Hello! Thank you for agreeing to share with Cool@Hoole readers how your research experience in the Division of Special Collections at UA has progressed since we last featured your project back on April 21, 2014.

First off, since your first post just featured an abstract of your project, would you mind introducing yourself?

Sure. My name is Evan Ward, and I am a graduate student in the History Department. I am starting the second year of my Masters degree. I grew up in Prattville, AL, which sits a few miles north of Montgomery. I came to the University in the fall of 2008 to start my undergraduate degree, and eventually settled on history as my major. I originally chose history because of the wide variety of courses that were offered – I was able to simultaneously dabble in the history of ancient Egypt and modern United States. But what I came to enjoy most about my major, perhaps ironically, was its local significance. As I completed an independent research project during my junior and senior year, I was reminded of the rich and immediately accessible history of my own community, state, and region.
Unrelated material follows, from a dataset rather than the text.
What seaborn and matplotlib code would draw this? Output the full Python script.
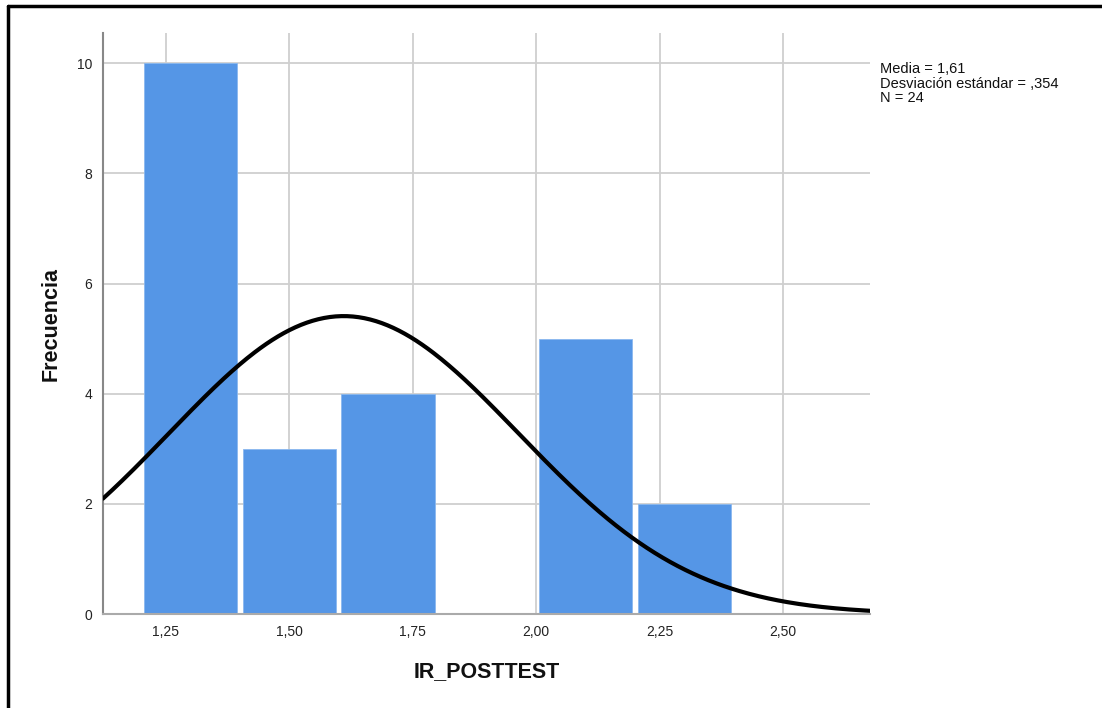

 What led you to do research in the Division of Special Collections?

In the second semester of the history graduate program, students enroll in HY 657, a research seminar. The goal of the course is to build students’ experience doing archival research, and it concludes with the completion of an article-length work of original historical scholarship. The first few weeks of the seminar actually meet in various libraries across campus, with the goal of becoming more aware of the vast array of source material that is held with UA’s libraries. While meeting at the Hoole library, the archival staff mentioned the arrival of some new documents relating to southern industry and labor, which happened to be where my research interests were. Thus, Hoole became a kind of base camp as I started my research.